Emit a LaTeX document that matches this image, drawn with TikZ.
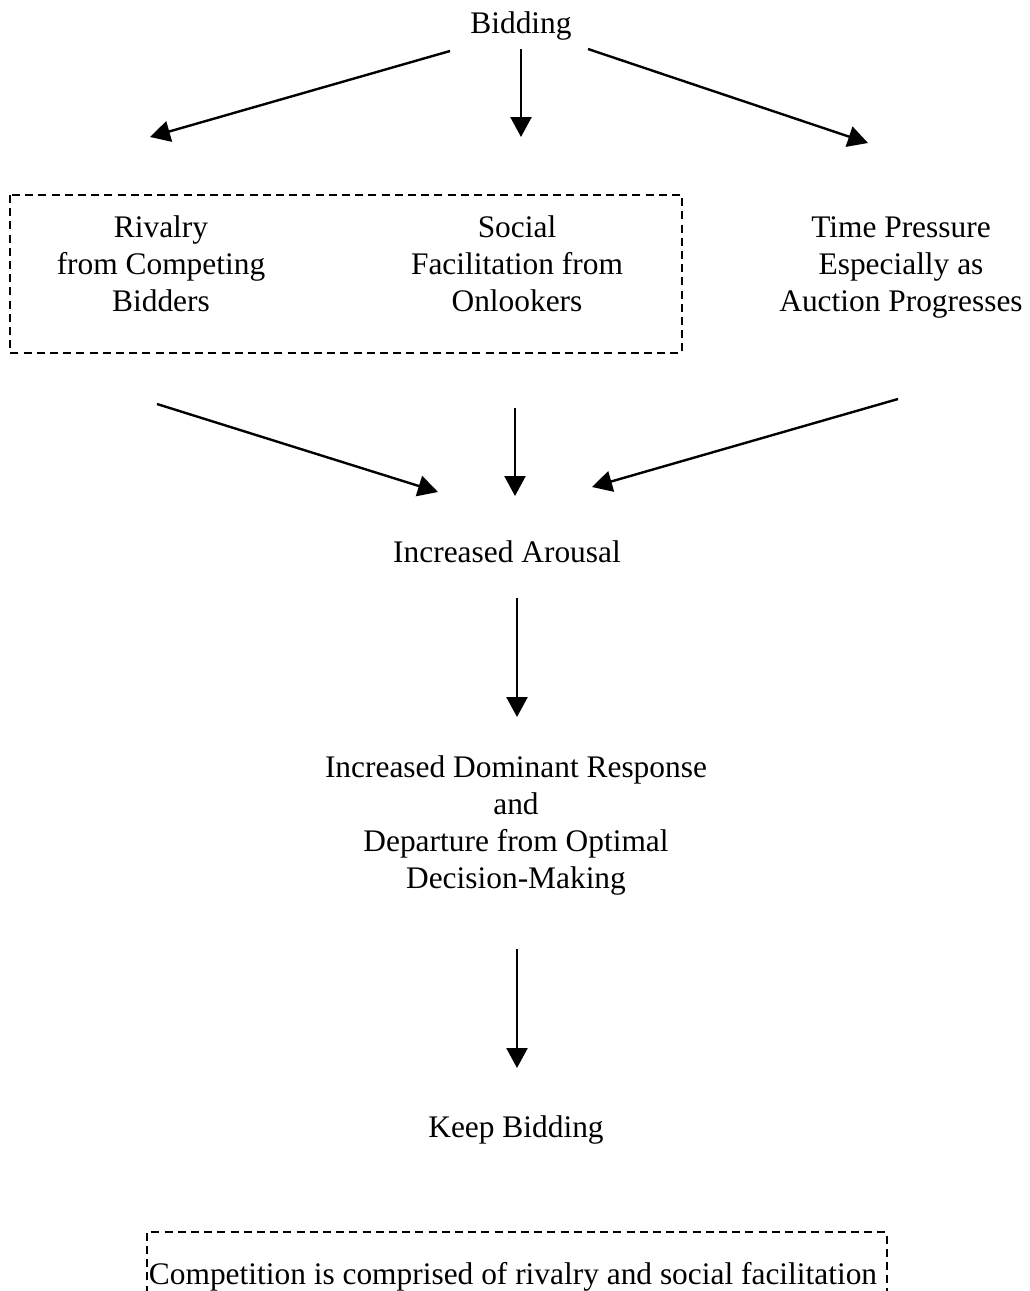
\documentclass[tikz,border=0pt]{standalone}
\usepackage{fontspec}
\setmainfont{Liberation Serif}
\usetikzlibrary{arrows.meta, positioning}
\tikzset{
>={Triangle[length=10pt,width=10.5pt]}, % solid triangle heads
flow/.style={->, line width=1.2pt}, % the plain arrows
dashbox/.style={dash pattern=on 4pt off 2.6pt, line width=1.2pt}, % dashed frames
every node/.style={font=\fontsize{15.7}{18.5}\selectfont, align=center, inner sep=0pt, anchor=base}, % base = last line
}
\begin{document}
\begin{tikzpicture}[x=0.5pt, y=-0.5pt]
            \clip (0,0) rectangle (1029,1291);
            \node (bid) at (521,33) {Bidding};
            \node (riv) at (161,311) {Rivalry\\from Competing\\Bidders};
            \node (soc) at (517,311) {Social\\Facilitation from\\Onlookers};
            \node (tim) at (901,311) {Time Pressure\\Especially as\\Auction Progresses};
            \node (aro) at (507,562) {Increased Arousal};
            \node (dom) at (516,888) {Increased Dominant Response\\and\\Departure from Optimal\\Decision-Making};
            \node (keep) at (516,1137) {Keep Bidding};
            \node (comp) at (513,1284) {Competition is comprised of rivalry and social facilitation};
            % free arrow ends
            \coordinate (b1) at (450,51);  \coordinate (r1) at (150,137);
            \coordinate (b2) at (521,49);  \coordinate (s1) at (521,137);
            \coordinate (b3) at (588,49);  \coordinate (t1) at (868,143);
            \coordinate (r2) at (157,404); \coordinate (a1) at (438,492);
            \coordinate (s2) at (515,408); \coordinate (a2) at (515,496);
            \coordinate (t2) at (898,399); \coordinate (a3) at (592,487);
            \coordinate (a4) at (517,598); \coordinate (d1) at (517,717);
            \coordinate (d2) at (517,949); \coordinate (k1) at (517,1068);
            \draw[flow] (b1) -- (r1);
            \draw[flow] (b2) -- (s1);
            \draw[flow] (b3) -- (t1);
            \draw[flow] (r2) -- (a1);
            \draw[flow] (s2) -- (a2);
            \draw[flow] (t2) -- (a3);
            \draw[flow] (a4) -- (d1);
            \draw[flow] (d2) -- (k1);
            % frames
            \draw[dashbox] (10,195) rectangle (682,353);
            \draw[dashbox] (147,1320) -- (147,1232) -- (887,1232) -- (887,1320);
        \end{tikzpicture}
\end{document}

☆ ☆ ☆ ☆

Requirements:
Write out the whole listing again, exactly, with no pictures.

Full output:
Emit a LaTeX document that matches this image, drawn with TikZ.
\documentclass[tikz,border=0pt]{standalone}
\usepackage{fontspec}
\setmainfont{Liberation Serif}
\usetikzlibrary{arrows.meta, positioning}
\tikzset{
>={Triangle[length=10pt,width=10.5pt]}, % solid triangle heads
flow/.style={->, line width=1.2pt}, % the plain arrows
dashbox/.style={dash pattern=on 4pt off 2.6pt, line width=1.2pt}, % dashed frames
every node/.style={font=\fontsize{15.7}{18.5}\selectfont, align=center, inner sep=0pt, anchor=base}, % base = last line
}
\begin{document}
\begin{tikzpicture}[x=0.5pt, y=-0.5pt]
            \clip (0,0) rectangle (1029,1291);
            \node (bid) at (521,33) {Bidding};
            \node (riv) at (161,311) {Rivalry\\from Competing\\Bidders};
            \node (soc) at (517,311) {Social\\Facilitation from\\Onlookers};
            \node (tim) at (901,311) {Time Pressure\\Especially as\\Auction Progresses};
            \node (aro) at (507,562) {Increased Arousal};
            \node (dom) at (516,888) {Increased Dominant Response\\and\\Departure from Optimal\\Decision-Making};
            \node (keep) at (516,1137) {Keep Bidding};
            \node (comp) at (513,1284) {Competition is comprised of rivalry and social facilitation};
            % free arrow ends
            \coordinate (b1) at (450,51);  \coordinate (r1) at (150,137);
            \coordinate (b2) at (521,49);  \coordinate (s1) at (521,137);
            \coordinate (b3) at (588,49);  \coordinate (t1) at (868,143);
            \coordinate (r2) at (157,404); \coordinate (a1) at (438,492);
            \coordinate (s2) at (515,408); \coordinate (a2) at (515,496);
            \coordinate (t2) at (898,399); \coordinate (a3) at (592,487);
            \coordinate (a4) at (517,598); \coordinate (d1) at (517,717);
            \coordinate (d2) at (517,949); \coordinate (k1) at (517,1068);
            \draw[flow] (b1) -- (r1);
            \draw[flow] (b2) -- (s1);
            \draw[flow] (b3) -- (t1);
            \draw[flow] (r2) -- (a1);
            \draw[flow] (s2) -- (a2);
            \draw[flow] (t2) -- (a3);
            \draw[flow] (a4) -- (d1);
            \draw[flow] (d2) -- (k1);
            % frames
            \draw[dashbox] (10,195) rectangle (682,353);
            \draw[dashbox] (147,1320) -- (147,1232) -- (887,1232) -- (887,1320);
        \end{tikzpicture}
\end{document}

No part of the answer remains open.